The original strip content in this special (which also contains new episodes of Storm Warning and Judge Dredd) is supplemented with reprints and features. The reprints (which include superstar writer Al Ewing’s debut in 2000 AD, a Terror Tale from 2002 and a masterful Judge Dredd by the dream team of John Wagner and Carlos Ezquerra) have all been specially chosen by Matt Smith, who has written an introduction for each one explaining his choice. The features meanwhile are both focussed on Rebellion.

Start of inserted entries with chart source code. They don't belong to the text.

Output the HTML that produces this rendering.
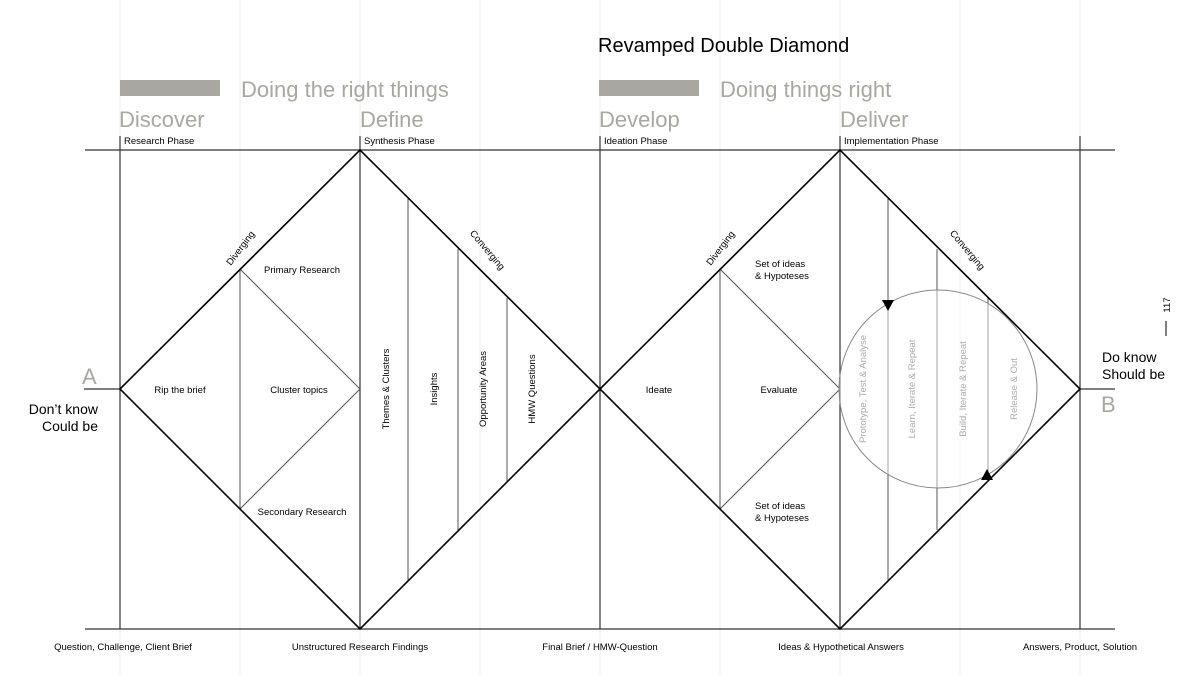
<!DOCTYPE html>
<html><head><meta charset="utf-8"><style>
html,body{margin:0;padding:0;background:#fff;}
svg{display:block;font-family:"Liberation Sans",sans-serif;}
</style></head><body>
<svg width="1200" height="675" viewBox="0 0 1200 675" xmlns="http://www.w3.org/2000/svg">
<rect width="1200" height="675" fill="#fff"/>
<!-- faint grid -->
<g stroke="#ececec" stroke-width="1">
<line x1="120" y1="0" x2="120" y2="675"/><line x1="240" y1="0" x2="240" y2="675"/>
<line x1="360" y1="0" x2="360" y2="675"/><line x1="480" y1="0" x2="480" y2="675"/>
<line x1="600" y1="0" x2="600" y2="675"/><line x1="720" y1="0" x2="720" y2="675"/>
<line x1="840" y1="0" x2="840" y2="675"/><line x1="960" y1="0" x2="960" y2="675"/>
<line x1="1080" y1="0" x2="1080" y2="675"/>
</g>
<text x="598" y="52" font-size="20" fill="#000">Revamped Double Diamond</text>
<rect x="120" y="80" width="100" height="16" fill="#a8a8a0"/>
<rect x="599" y="80" width="100" height="16" fill="#a8a8a0"/>
<g fill="#a8a8a0" font-size="22">
<text x="241" y="97">Doing the right things</text>
<text x="720" y="97">Doing things right</text>
<text x="119" y="127">Discover</text>
<text x="360" y="127">Define</text>
<text x="599" y="127">Develop</text>
<text x="840" y="127">Deliver</text>
<text x="82" y="384">A</text>
<text x="1101" y="412">B</text>
</g>
<g font-size="9.5" fill="#000">
<text x="124" y="144">Research Phase</text>
<text x="364" y="144">Synthesis Phase</text>
<text x="604" y="144">Ideation Phase</text>
<text x="844" y="144">Implementation Phase</text>
<text x="123" y="650" text-anchor="middle">Question, Challenge, Client Brief</text>
<text x="360" y="650" text-anchor="middle">Unstructured Research Findings</text>
<text x="600" y="650" text-anchor="middle">Final Brief / HMW-Question</text>
<text x="841" y="650" text-anchor="middle">Ideas &amp; Hypothetical Answers</text>
<text x="1080" y="650" text-anchor="middle">Answers, Product, Solution</text>
<text x="180" y="393" text-anchor="middle">Rip the brief</text>
<text x="299" y="393" text-anchor="middle">Cluster topics</text>
<text x="302" y="273" text-anchor="middle">Primary Research</text>
<text x="302" y="515" text-anchor="middle">Secondary Research</text>
<text x="659" y="393" text-anchor="middle">Ideate</text>
<text x="779" y="393" text-anchor="middle">Evaluate</text>
<text x="755" y="267">Set of ideas</text><text x="755" y="279">&amp; Hypoteses</text>
<text x="755" y="509">Set of ideas</text><text x="755" y="521">&amp; Hypoteses</text>
<text transform="translate(389,389) rotate(-90)" text-anchor="middle">Themes &amp; Clusters</text>
<text transform="translate(437,389) rotate(-90)" text-anchor="middle">Insights</text>
<text transform="translate(486,389) rotate(-90)" text-anchor="middle">Opportunity Areas</text>
<text transform="translate(535,389) rotate(-90)" text-anchor="middle">HMW Questions</text>
<text transform="translate(243,250) rotate(-53)" text-anchor="middle">Diverging</text>
<text transform="translate(485,252) rotate(50)" text-anchor="middle">Converging</text>
<text transform="translate(723,250) rotate(-53)" text-anchor="middle">Diverging</text>
<text transform="translate(965,252) rotate(50)" text-anchor="middle">Converging</text>
<text transform="translate(1170,305) rotate(-90)" text-anchor="middle">117</text>
</g>
<line x1="1166" y1="321" x2="1166" y2="336" stroke="#000"/>
<g font-size="14" fill="#000">
<text x="98" y="414" text-anchor="end">Don’t know</text>
<text x="98" y="431" text-anchor="end">Could be</text>
<text x="1102" y="362">Do know</text>
<text x="1102" y="379">Should be</text>
</g>
<!-- structure -->
<g stroke="#333" stroke-width="1.2" fill="none">
<line x1="85" y1="150" x2="1115" y2="150"/>
<line x1="85" y1="629" x2="1115" y2="629"/>
<line x1="120" y1="136" x2="120" y2="629"/>
<line x1="360" y1="136" x2="360" y2="629"/>
<line x1="600" y1="136" x2="600" y2="629"/>
<line x1="840" y1="136" x2="840" y2="629"/>
<line x1="1080" y1="136" x2="1080" y2="629"/>
<line x1="84" y1="389" x2="120" y2="389"/>
<line x1="1080" y1="389" x2="1115" y2="389"/>
</g>
<g stroke="#555" stroke-width="1" fill="none">
<line x1="240" y1="269" x2="240" y2="509"/>
<polyline points="240,269 360,389 240,509"/>
<line x1="408" y1="199" x2="408" y2="580"/>
<line x1="458" y1="249" x2="458" y2="530"/>
<line x1="507" y1="298" x2="507" y2="481"/>
<line x1="720" y1="269" x2="720" y2="509"/>
<polyline points="720,269 840,389 720,509"/>
<line x1="888" y1="199" x2="888" y2="580"/>
<line x1="937" y1="249" x2="937" y2="530"/>
<line x1="988" y1="298" x2="988" y2="481"/>
</g>
<g stroke="#000" stroke-width="1.6" fill="none">
<polygon points="120,389 360,150 600,389 360,629"/>
<polygon points="600,389 840,150 1080,389 840,629"/>
</g>
<circle cx="938" cy="389" r="99" fill="#fff" fill-opacity="0.45" stroke="#888" stroke-width="1"/>
<g font-size="9.5" fill="#aaa">
<text transform="translate(866,389) rotate(-90)" text-anchor="middle">Prototype, Test &amp; Analyse</text>
<text transform="translate(915,389) rotate(-90)" text-anchor="middle">Learn, Iterate &amp; Repeat</text>
<text transform="translate(966,389) rotate(-90)" text-anchor="middle">Build, Iterate &amp; Repeat</text>
<text transform="translate(1017,389) rotate(-90)" text-anchor="middle">Release &amp; Out</text>
</g>
<polygon points="882,300 894,300 888,311" fill="#000"/>
<polygon points="981,480 993,480 987,469" fill="#000"/>
</svg>
</body></html>
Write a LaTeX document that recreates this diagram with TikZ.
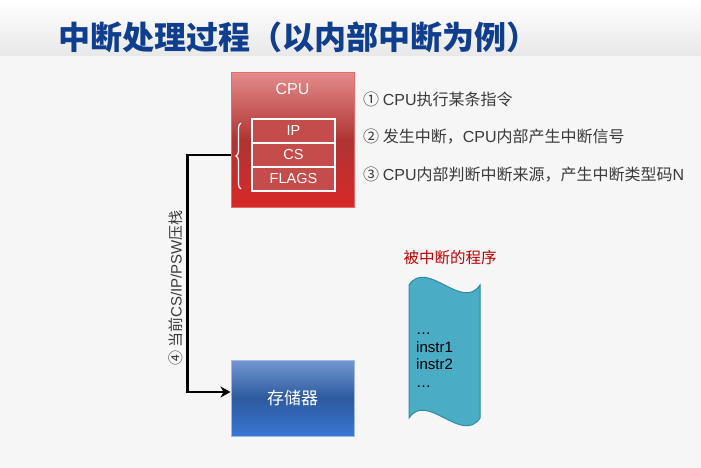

“I used to enjoy the features in the annuals and specials as a reader that offered a peek into the process behind the comic, and these are no different,” says Matt Smith. “They add an extra dimension to the strip content. In this year’s summer special we’ve got an interview with Rebellon CEO Jason Kingsley – who with his brother Chris was responsible for acquiring 2000 AD and the Judge Dredd Megazine twenty years ago – plus Karl Stock picks twenty standout strips from the last twenty years, from Cradlegrave to Trifecta. Of course, readers will have their own favourites, so it’s a good opportunity to argue and evaluate what’s been published in the Rebellion era.”
The 2000 AD Sci-Fi Special is available from the 2000 AD Shop online as well as comic shops and newsagents now.